Records excerpted from a collection
····················

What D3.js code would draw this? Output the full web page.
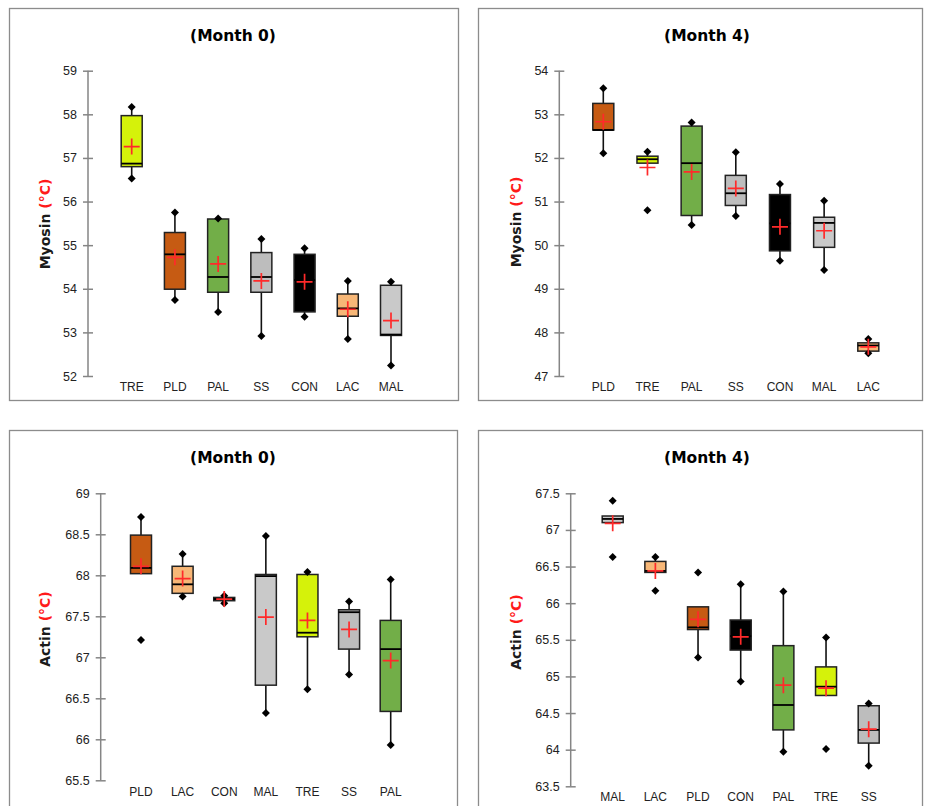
<!DOCTYPE html>
<html><head><meta charset="utf-8">
<script src="https://cdn.jsdelivr.net/npm/d3@7"></script>
<style>
html,body{margin:0;padding:0;background:#fff;}
svg{display:block;}
</style></head>
<body>
<svg id="chart" width="925" height="806"></svg>
<script>
// ---- Panel 1: Myosin, Month 0 ----
const cats1 = ["TRE","PLD","PAL","SS","CON","LAC","MAL"];
const min1  = [56.53,53.74,53.47,52.92,53.36,52.85,52.24];
const q1_1  = [56.80,53.99,53.92,53.92,53.47,53.37,52.93];
const med1  = [56.87,54.79,54.27,54.27,54.20,53.55,52.95];
const q3_1  = [57.97,55.29,55.60,54.83,54.79,53.88,54.08];
const max1  = [58.17,55.75,55.61,55.14,54.93,54.18,54.16];
const mean1 = [57.26,54.72,54.57,54.18,54.16,53.53,53.27];
const wLo1  = [56.53,53.74,53.47,52.92,53.36,52.85,52.24];
const wHi1  = [58.17,55.75,55.61,55.14,54.93,54.18,54.16];
const ticks1 = [52,53,54,55,56,57,58,59];

// ---- Panel 2: Myosin, Month 4 ----
const cats2 = ["PLD","TRE","PAL","SS","CON","MAL","LAC"];
const min2  = [52.11,50.80,50.46,50.67,49.64,49.43,47.52];
const q1_2  = [52.64,51.88,50.68,50.91,49.87,49.95,47.57];
const med2  = [52.64,51.97,51.88,51.19,50.50,50.51,47.70];
const q3_2  = [53.25,52.04,52.73,51.60,51.16,50.64,47.76];
const max2  = [53.60,52.14,52.81,52.13,51.40,51.02,47.85];
const mean2 = [52.83,51.78,51.68,51.30,50.42,50.33,47.67];
const wLo2  = [52.11,51.88,50.46,50.67,49.64,49.43,47.52];
const wHi2  = [53.60,52.14,52.81,52.13,51.40,51.02,47.85];
const ticks2 = [47,48,49,50,51,52,53,54];

// ---- Panel 3: Actin, Month 0 ----
const cats3 = ["PLD","LAC","CON","MAL","TRE","SS","PAL"];
const min3  = [67.21,67.74,67.66,66.32,66.61,66.79,65.93];
const q1_3  = [68.02,67.78,67.69,66.66,67.25,67.10,66.34];
const med3  = [68.09,67.89,67.71,67.99,67.30,67.55,67.10];
const q3_3  = [68.49,68.11,67.73,68.01,68.01,67.58,67.45];
const max3  = [68.71,68.26,67.75,68.48,68.04,67.68,67.95];
const mean3 = [68.11,67.96,67.71,67.49,67.45,67.34,66.96];
const wLo3  = [68.02,67.74,67.66,66.32,66.61,66.79,65.93];
const wHi3  = [68.71,68.26,67.75,68.48,68.04,67.68,67.95];
const ticks3 = [65.5,66,66.5,67,67.5,68,68.5,69];

// ---- Panel 4: Actin, Month 4 ----
const cats4 = ["MAL","LAC","PLD","CON","PAL","TRE","SS"];
const min4  = [66.63,66.17,65.26,64.93,63.97,64.01,63.78];
const q1_4  = [67.10,66.42,65.64,65.36,64.27,64.74,64.09];
const med4  = [67.15,66.44,65.67,65.55,64.61,64.86,64.27];
const q3_4  = [67.19,66.57,65.95,65.77,65.42,65.13,64.60];
const max4  = [67.40,66.63,66.42,66.26,66.16,65.53,64.63];
const mean4 = [67.09,66.44,65.78,65.54,64.88,64.84,64.28];
const wLo4  = [67.10,66.42,65.26,64.93,63.97,64.74,63.78];
const wHi4  = [67.19,66.63,65.95,66.26,66.16,65.53,64.63];
const ticks4 = [63.5,64,64.5,65,65.5,66,66.5,67,67.5];

const colorOf = {
  TRE: "#d5f20a", PLD: "#c65b13", PAL: "#72ae48", SS: "#bdbdbd",
  CON: "#000000", LAC: "#f7b777", MAL: "#c9c9c9"
};

const panels = [
  {title:"(Month 0)", label:"Myosin", cats:cats1, min:min1, q1:q1_1, med:med1, q3:q3_1, max:max1, mean:mean1, wLo:wLo1, wHi:wHi1, ticks:ticks1,
   frame:[9,8,449,392], axisX:88, yDom:[52,59], yRng:[376,70.7], xRng:[131.7,391], titleX:233, titleY:41, labX:45, labY:224, catY:391},
  {title:"(Month 4)", label:"Myosin", cats:cats2, min:min2, q1:q1_2, med:med2, q3:q3_2, max:max2, mean:mean2, wLo:wLo2, wHi:wHi2, ticks:ticks2,
   frame:[478,8,444,392], axisX:559.3, yDom:[47,54], yRng:[376,70.7], xRng:[603.3,868.3], titleX:707, titleY:41, labX:516, labY:222, catY:391},
  {title:"(Month 0)", label:"Actin", cats:cats3, min:min3, q1:q1_3, med:med3, q3:q3_3, max:max3, mean:mean3, wLo:wLo3, wHi:wHi3, ticks:ticks3,
   frame:[9,430,448,400], axisX:100.7, yDom:[65.5,69], yRng:[780.3,493.3], xRng:[141,390.7], titleX:233, titleY:463, labX:45, labY:629, catY:796},
  {title:"(Month 4)", label:"Actin", cats:cats4, min:min4, q1:q1_4, med:med4, q3:q3_4, max:max4, mean:mean4, wLo:wLo4, wHi:wHi4, ticks:ticks4,
   frame:[478,430,444,400], axisX:570.7, yDom:[63.5,67.5], yRng:[786.3,493.3], xRng:[612.7,868.7], titleX:707, titleY:463, labX:516, labY:632, catY:801}
];

const svg = d3.select("#chart");
const tickFont = "'Liberation Sans Narrow','Liberation Sans',Arial,sans-serif";
const boldFont = "'DejaVu Sans',Verdana,sans-serif";
const diamond = d3.symbol().type(d3.symbolSquare).size(32);

panels.forEach(p => {
  const g = svg.append("g");
  g.append("rect").attr("x",p.frame[0]+0.5).attr("y",p.frame[1]+0.5)
    .attr("width",p.frame[2]).attr("height",p.frame[3])
    .attr("fill","#fff").attr("stroke","#8c8c8c").attr("stroke-width",1.3);

  g.append("text").attr("x",p.titleX).attr("y",p.titleY)
    .attr("text-anchor","middle").attr("font-family",boldFont)
    .attr("font-weight","bold").attr("font-size",15.5).attr("fill","#000")
    .text(p.title);

  const lab = g.append("text")
    .attr("transform",`translate(${p.labX},${p.labY}) rotate(-90)`)
    .attr("text-anchor","middle").attr("dominant-baseline","central")
    .attr("font-family",boldFont).attr("font-weight","bold").attr("font-size",14);
  lab.append("tspan").attr("fill","#1a1a1a").text(p.label + " ");
  lab.append("tspan").attr("fill","#ff1a1a").text("(°C)");

  const y = d3.scaleLinear().domain(p.yDom).range(p.yRng);
  const x = d3.scalePoint().domain(p.cats).range(p.xRng);

  // y axis
  const ax = d3.axisLeft(y).tickValues(p.ticks).tickSize(5).tickPadding(7)
    .tickFormat(d => String(d));
  const axG = g.append("g").attr("transform",`translate(${p.axisX},0)`).call(ax);
  axG.select(".domain").attr("stroke","#858585").attr("stroke-width",1.5)
    .attr("d",`M0,${y(p.yDom[0])}V${y(p.yDom[1])}`);
  axG.selectAll(".tick line").attr("stroke","#858585").attr("stroke-width",1.5)
    .attr("x1",5).attr("x2",-5);
  axG.selectAll(".tick text").attr("font-family",tickFont).attr("font-size",12.5)
    .attr("fill","#222").attr("x",-11);

  // category labels
  g.selectAll(".cat").data(p.cats).join("text")
    .attr("x",d=>x(d)).attr("y",p.catY).attr("text-anchor","middle")
    .attr("font-family",tickFont).attr("font-size",12).attr("fill","#222")
    .text(d=>d);

  const bw = 21;
  const idx = d3.range(p.cats.length);
  idx.forEach(i => {
    const c = p.cats[i], cx = x(c);
    const bg = g.append("g");
    if (p.wHi[i] > p.q3[i])
      bg.append("line").attr("x1",cx).attr("x2",cx).attr("y1",y(p.q3[i])).attr("y2",y(p.wHi[i]))
        .attr("stroke","#111").attr("stroke-width",1.6);
    if (p.wLo[i] < p.q1[i])
      bg.append("line").attr("x1",cx).attr("x2",cx).attr("y1",y(p.q1[i])).attr("y2",y(p.wLo[i]))
        .attr("stroke","#111").attr("stroke-width",1.6);
    bg.append("rect").attr("x",cx-bw/2).attr("y",y(p.q3[i]))
      .attr("width",bw).attr("height",Math.max(1,y(p.q1[i])-y(p.q3[i])))
      .attr("fill",colorOf[c]).attr("stroke","#222").attr("stroke-width",1.5);
    bg.append("line").attr("x1",cx-bw/2).attr("x2",cx+bw/2)
      .attr("y1",y(p.med[i])).attr("y2",y(p.med[i]))
      .attr("stroke","#000").attr("stroke-width",1.8);
    [p.min[i], p.max[i]].forEach(v => {
      bg.append("path").attr("d",diamond())
        .attr("transform",`translate(${cx},${y(v)}) rotate(45)`)
        .attr("fill","#000");
    });
    const my = y(p.mean[i]);
    bg.append("path").attr("d",`M${cx-8},${my}H${cx+8}M${cx},${my-8}V${my+8}`)
      .attr("stroke","#ff2a2a").attr("stroke-width",1.7).attr("fill","none");
  });
});
</script>
</body></html>
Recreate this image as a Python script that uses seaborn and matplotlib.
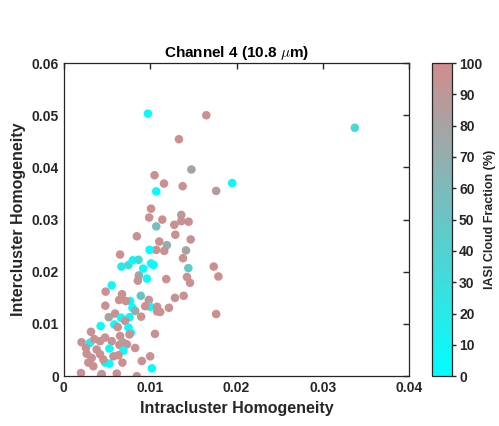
import numpy as np
import pandas as pd
import seaborn as sns
import matplotlib
matplotlib.use("Agg")
import matplotlib.pyplot as plt
from matplotlib.colors import LinearSegmentedColormap, Normalize
from matplotlib.cm import ScalarMappable

intra = [0.00973, 0.0165, 0.01333, 0.01477, 0.0105, 0.0116, 0.01376, 0.0107, 0.0195, 0.01764,
         0.0101, 0.00988, 0.0114, 0.0136, 0.0136, 0.01445, 0.0337, 0.01736, 0.0179, 0.01764,
         0.01279, 0.0107, 0.01291, 0.00845, 0.01105, 0.01469, 0.01194, 0.0107, 0.01163, 0.00992,
         0.01415, 0.00651, 0.0138, 0.01442, 0.00667, 0.00748, 0.00798, 0.00864, 0.0101, 0.0104,
         0.00919, 0.00868, 0.00961, 0.00857, 0.01186, 0.01426, 0.01461, 0.00554, 0.00484, 0.00674,
         0.00891, 0.00984, 0.01287, 0.01388, 0.0064, 0.00767, 0.00717, 0.0048, 0.00794, 0.0100,
         0.00942, 0.0108, 0.0108, 0.01217, 0.00826, 0.01116, 0.00593, 0.0052, 0.00663, 0.00895,
         0.0076, 0.0071, 0.00585, 0.00426, 0.00624, 0.00748, 0.00775, 0.00314, 0.0076, 0.01055,
         0.00205, 0.00302, 0.00353, 0.00419, 0.00477, 0.00554, 0.00651, 0.00682, 0.00643, 0.00729,
         0.00527, 0.0069, 0.00826, 0.00256, 0.00264, 0.0038, 0.00419, 0.00322, 0.00283, 0.00341,
         0.00574, 0.00632, 0.00477, 0.00527, 0.00678, 0.00457, 0.00903, 0.0100, 0.0102, 0.00198,
         0.00438, 0.0043, 0.00613, 0.00845]
inter = [0.0503, 0.0500, 0.0454, 0.0396, 0.0385, 0.0369, 0.0364, 0.0354, 0.0370, 0.0355,
         0.0321, 0.0304, 0.0300, 0.0309, 0.0297, 0.0296, 0.0476, 0.0210, 0.0191, 0.0119,
         0.0290, 0.0287, 0.0271, 0.0268, 0.0258, 0.0262, 0.0251, 0.0242, 0.0240, 0.0242,
         0.0241, 0.0233, 0.0226, 0.0207, 0.0210, 0.0213, 0.0222, 0.0223, 0.0216, 0.0213,
         0.0206, 0.0193, 0.0187, 0.0183, 0.0186, 0.0190, 0.0179, 0.0174, 0.0162, 0.0157,
         0.0154, 0.0146, 0.0150, 0.0154, 0.0146, 0.0144, 0.0144, 0.0135, 0.0131, 0.0133,
         0.0134, 0.0133, 0.0124, 0.0131, 0.0125, 0.0123, 0.0120, 0.0113, 0.0112, 0.0114,
         0.0113, 0.0106, 0.0099, 0.0096, 0.0094, 0.0093, 0.0083, 0.0085, 0.0080, 0.0081,
         0.0065, 0.0064, 0.0071, 0.0067, 0.0074, 0.0067, 0.0077, 0.0065, 0.0060, 0.0061,
         0.0053, 0.0049, 0.0054, 0.0054, 0.0043, 0.0051, 0.0042, 0.0035, 0.0026, 0.0019,
         0.0038, 0.0040, 0.0026, 0.0024, 0.0026, 0.0032, 0.0029, 0.0038, 0.0015, 0.0006,
         0.0004, 0.0000, 0.0005, 0.0000]
cloud = [5, 98, 97, 78, 96, 97, 95, 3, 8, 88,
         97, 96, 97, 90, 95, 97, 35, 97, 97, 97,
         96, 55, 96, 96, 97, 96, 70, 96, 96, 2,
         78, 96, 96, 45, 20, 30, 5, 30, 3, 5,
         3, 75, 2, 95, 96, 96, 96, 5, 96, 96,
         50, 96, 96, 96, 96, 5, 96, 96, 3, 5,
         96, 96, 96, 96, 75, 96, 96, 80, 5, 96,
         3, 96, 3, 5, 96, 5, 5, 96, 96, 96,
         96, 10, 96, 96, 96, 96, 96, 80, 96, 96,
         5, 3, 96, 96, 96, 96, 96, 96, 96, 96,
         96, 96, 3, 3, 96, 96, 96, 96, 3, 96,
         96, 88, 96, 96]

xticks = [0, 0.01, 0.02, 0.03, 0.04]
yticks = [0, 0.01, 0.02, 0.03, 0.04, 0.05, 0.06]
cticks = list(range(0, 101, 10))

df = pd.DataFrame({"intra": intra, "inter": inter, "cf": cloud})

sns.set_style("white")
plt.rcParams['font.family'] = ['Liberation Sans', 'DejaVu Sans']
plt.rcParams['font.weight'] = 'bold'
plt.rcParams['mathtext.fontset'] = 'cm'

cmap = LinearSegmentedColormap.from_list("cf", [(0.0, 1.0, 1.0), (0.82, 0.55, 0.55)])
norm = Normalize(0, 100)

fig = plt.figure(figsize=(4.99, 4.26), dpi=100)
ax = fig.add_axes([0.128, 0.117, 0.692, 0.735])
cax = fig.add_axes([0.866, 0.117, 0.040, 0.735])

sns.scatterplot(data=df, x="intra", y="inter", hue="cf", palette=cmap, hue_norm=norm,
                s=38, linewidth=0, legend=False, ax=ax)

ax.set_xlim(0, 0.04)
ax.set_ylim(0, 0.06)
ax.set_xticks(xticks)
ax.set_yticks(yticks)
ax.set_xticklabels(["0", "0.01", "0.02", "0.03", "0.04"], fontsize=10, fontweight='bold')
ax.set_yticklabels(["0", "0.01", "0.02", "0.03", "0.04", "0.05", "0.06"], fontsize=10, fontweight='bold')
ax.tick_params(direction='in', length=4, width=1, top=True, right=True, colors='#262626',
               labelcolor='#262626')
for sp in ax.spines.values():
    sp.set_visible(True)
    sp.set_color('#262626')
    sp.set_linewidth(0.9)
ax.set_xlabel("Intracluster Homogeneity", fontsize=11.5, fontweight='bold', color='#262626')
ax.set_ylabel("Intercluster Homogeneity", fontsize=11.5, fontweight='bold', color='#262626')
ax.set_title(r"Channel 4 (10.8 $\mu$m)", fontsize=11, fontweight='bold', color='black', pad=4)

sm = ScalarMappable(norm=norm, cmap=cmap)
cb = fig.colorbar(sm, cax=cax, ticks=cticks)
cb.outline.set_edgecolor('#262626')
cb.outline.set_linewidth(0.9)
cax.tick_params(direction='out', length=3, width=1, pad=2, colors='#262626', labelsize=10)
for t in cax.get_yticklabels():
    t.set_fontweight('bold')
cb.set_label("IASI Cloud Fraction (%)", fontsize=9, fontweight='bold', color='#262626', labelpad=1)

fig.savefig("out.png", dpi=100)
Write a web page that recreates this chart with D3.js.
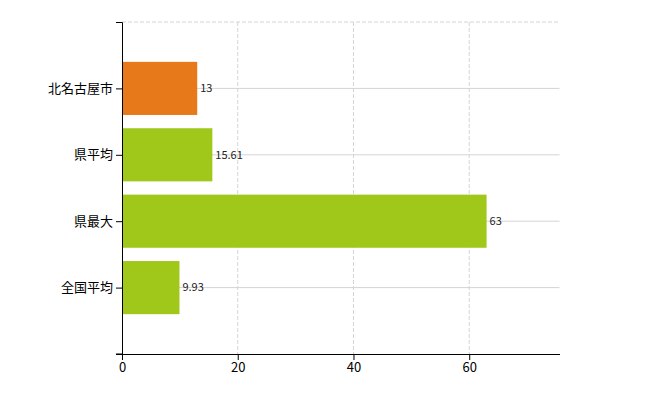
<!DOCTYPE html>
<html>
<head>
<meta charset="utf-8">
<script src="https://cdn.jsdelivr.net/npm/d3@7"></script>
<style>
  body { margin: 0; background: #fff; }
  text { font-family: "Noto Sans CJK JP", "DejaVu Sans", sans-serif; }
</style>
</head>
<body>
<svg width="650" height="400"></svg>
<script>
const categories = ["北名古屋市", "県平均", "県最大", "全国平均"];
const values = [13, 15.61, 63, 9.93];
const barColors = ["#e8791a", "#9fc81a", "#9fc81a", "#9fc81a"];
const xTicks = [0, 20, 40, 60];

const plotLeft = 122;
const plotRight = 559.5;
const plotTop = 22;
const plotBottom = 354;

const svg = d3.select("svg");

const x = d3.scaleLinear().domain([0, 75.6]).range([plotLeft, plotRight]);
const y = d3.scaleLinear().domain([0, 5]).range([plotTop, plotBottom]);
const bandH = (y(1) - y(0)) * 0.8;

// grid
svg.append("g")
  .selectAll("line")
  .data(xTicks.slice(1))
  .enter()
  .append("line")
  .attr("x1", (d) => x(d)).attr("x2", (d) => x(d))
  .attr("y1", plotTop).attr("y2", plotBottom)
  .attr("stroke", "#d4d4d4")
  .attr("stroke-dasharray", "4,2");

svg.append("line")
  .attr("x1", plotLeft).attr("x2", plotRight)
  .attr("y1", plotTop).attr("y2", plotTop)
  .attr("stroke", "#d4d4d4")
  .attr("stroke-dasharray", "4,2");

svg.append("g")
  .selectAll("line")
  .data(categories)
  .enter()
  .append("line")
  .attr("x1", plotLeft).attr("x2", plotRight)
  .attr("y1", (d, i) => y(i + 1)).attr("y2", (d, i) => y(i + 1))
  .attr("stroke", "#d4d4d4");

// bars
svg.append("g")
  .selectAll("rect")
  .data(values)
  .enter()
  .append("rect")
  .attr("x", x(0))
  .attr("y", (d, i) => y(i + 1) - bandH / 2)
  .attr("width", (d) => x(d) - x(0))
  .attr("height", bandH)
  .attr("fill", (d, i) => barColors[i]);

svg.append("g")
  .selectAll("text")
  .data(values)
  .enter()
  .append("text")
  .attr("x", (d) => x(d) + 3)
  .attr("y", (d, i) => y(i + 1))
  .attr("dy", "0.35em")
  .attr("font-size", 11)
  .attr("fill", "#222")
  .text((d) => d);

// axes
const xAxis = d3.axisBottom(x).tickValues(xTicks).tickSize(6).tickSizeOuter(0);
svg.append("g")
  .attr("transform", "translate(0," + plotBottom + ")")
  .call(xAxis)
  .call((g) => g.selectAll("text").attr("font-size", 13).attr("fill", "#000"));

const yAxis = d3.axisLeft(y)
  .tickValues([1, 2, 3, 4])
  .tickFormat((d) => categories[d - 1])
  .tickSize(6)
  .tickSizeOuter(6);
svg.append("g")
  .attr("transform", "translate(" + plotLeft + ",0)")
  .call(yAxis)
  .call((g) => g.selectAll("text").attr("font-size", 13).attr("fill", "#000"));

svg.append("line")
  .attr("x1", plotLeft - 6).attr("x2", plotLeft)
  .attr("y1", plotBottom).attr("y2", plotBottom)
  .attr("stroke", "#000");
</script>
</body>
</html>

····················

Written instruction
Read the data above. Pull out each line in which the string "seaborn" appears.

Correct answer
Recreate this image as a Python script that uses seaborn and matplotlib.
import seaborn as sns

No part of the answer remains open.